Все началось с польского романа «Злой» Леопольда Тырманда. Мне вот стало интересно его перевести: очень интересная работа, плюс гимн Варшаве. Я тогда не думала, что стану переводчиком, просто захотелось для себя это сделать. Потом я перевела какую-то сказку Гессе. Мой муж ее выкрал и отдал в издательство. Потом мне сказал, что перевод взяли! Муж знал, что я сама никогда ничего не понесу: кто я такая, кому я нужна?


— Переводу можно научить?

— Переводу — нет, можно научить ремеслу. Можно перевести отдельно взятые предложения без единой ошибки, но текста не будет. Должно быть природное чувство языка, а оно или есть, или нет.


А какая для вас главная похвала как для переводчика?

Лучшая похвала, когда тебе говорят, будто думали, что это написано по-русски. Вот это правда лучшие слова. А когда переводчик прикрывается фразой «так у автора» — это не аргумент, это значит, что ты плохо владеешь родным языком. И только. Синтаксис у русского языка и немецкого разный. Рамки авторской фразы действительно нарушать не стоит, а все остальное — это ты уже как хочешь. Перевод должен читаться легко. У меня был однажды эксперимент. Повесть «Поручение» Фридриха Дюрренматта. Там в ней страниц, наверное, сто с лишним, но там всего двенадцать предложений. Мне предложили перевести эту повесть, я перевела, причем редактор сказал, что можно разбить в случае чего. А я не стала, редактор сказал, что снимает шляпу. Но опять же я использовала весь арсенал именно русского синтаксиса, чтобы справиться с этой задачей. У меня больше сложносочиненных предложений было, я активно использовала тире, двоеточия, точки с запятой…

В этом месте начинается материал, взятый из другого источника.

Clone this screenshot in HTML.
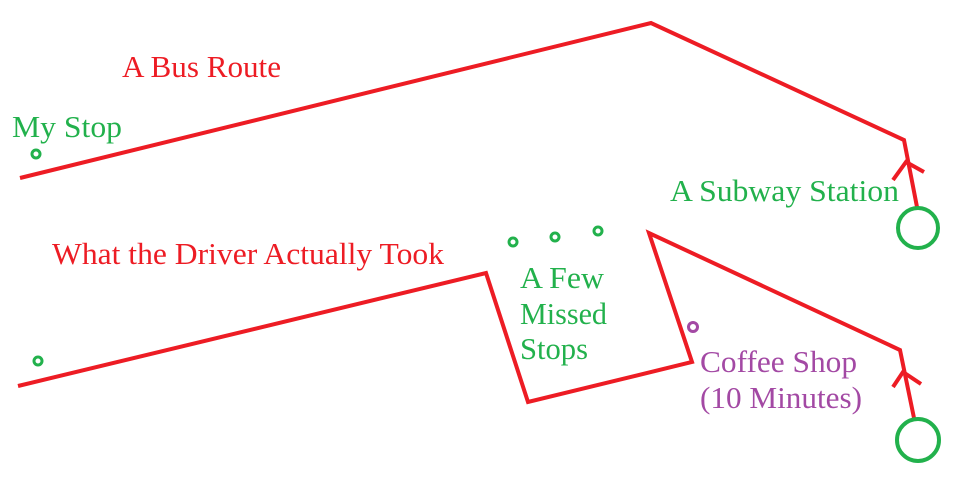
<!DOCTYPE html>
<html><head><style>
html,body{margin:0;padding:0;background:#fff;}
svg{display:block;}
text{font-family:"Liberation Serif",serif;font-size:31px;}
</style></head><body>
<svg width="965" height="478" viewBox="0 0 965 478">
<g fill="none" stroke="#ed1c24" stroke-width="4" stroke-linejoin="miter">
<polyline points="20,178 651,23 904,140 917,207"/>
<polyline points="893,180 906,162 924,172"/>
<polyline points="18,386 486,273 528,402 692,362 649,233 900,350 914,418"/>
<polyline points="893,387 903,372 921,384"/>
</g>
<g fill="none" stroke="#22b14c">
<circle cx="918" cy="228" r="20" stroke-width="4"/>
<circle cx="918" cy="440" r="21" stroke-width="4"/>
<circle cx="36" cy="154" r="4" stroke-width="3"/>
<circle cx="38" cy="361" r="4" stroke-width="3"/>
<circle cx="513" cy="242" r="4" stroke-width="3"/>
<circle cx="555" cy="237" r="4" stroke-width="3"/>
<circle cx="598" cy="231" r="4" stroke-width="3"/>
</g>
<circle cx="693" cy="327" r="4.5" fill="none" stroke="#a349a4" stroke-width="3"/>
<g fill="#ed1c24">
<text x="122" y="77" textLength="159" lengthAdjust="spacingAndGlyphs">A Bus Route</text>
<text x="52" y="264" textLength="392" lengthAdjust="spacingAndGlyphs">What the Driver Actually Took</text>
</g>
<g fill="#22b14c">
<text x="12" y="137" textLength="110" lengthAdjust="spacingAndGlyphs">My Stop</text>
<text x="670" y="201" textLength="229" lengthAdjust="spacingAndGlyphs">A Subway Station</text>
<text x="520" y="288" textLength="84" lengthAdjust="spacingAndGlyphs">A Few</text>
<text x="520" y="324" textLength="87" lengthAdjust="spacingAndGlyphs">Missed</text>
<text x="520" y="359" textLength="68" lengthAdjust="spacingAndGlyphs">Stops</text>
</g>
<g fill="#a349a4">
<text x="700" y="372" textLength="157" lengthAdjust="spacingAndGlyphs">Coffee Shop</text>
<text x="700" y="408" textLength="162" lengthAdjust="spacingAndGlyphs">(10 Minutes)</text>
</g>
</svg>
</body></html>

— Не могу не спросить про сотворчество автора и переводчика. Ваша цитата: «Каждый перевод — это не только автор, но еще и личность переводчика».

Это все так. Там ведь мои слова, моя трактовка. Я вот переводила «Сиддхартху» Гессе, был еще старый перевод. И мой перевод — это то, как я понимаю эту вещь, как эту книгу понимает другой переводчик, я не знаю, но свое понимание у него тоже, безусловно, есть. В этом личность переводчика и состоит. Нельзя перевести книгу, не оставив на ней своего отпечатка. Он будет, этот отпечаток, будет в диалогах, в переводе авторских описаний. Я переведу это так, кто-то — иначе, сделает другие акценты. В этом и выражается личность переводчика. Каждый из нас, читая книгу, и уж тем более занимаясь ее переводом, пропускает ее через себя. Пропускает через себя Ремарка, Дюрренматта, Манкелля, Ибсена, Лагерлёф. Перевод как театральная пьеса: смотрим одно и то же, но воспринимаем по-разному.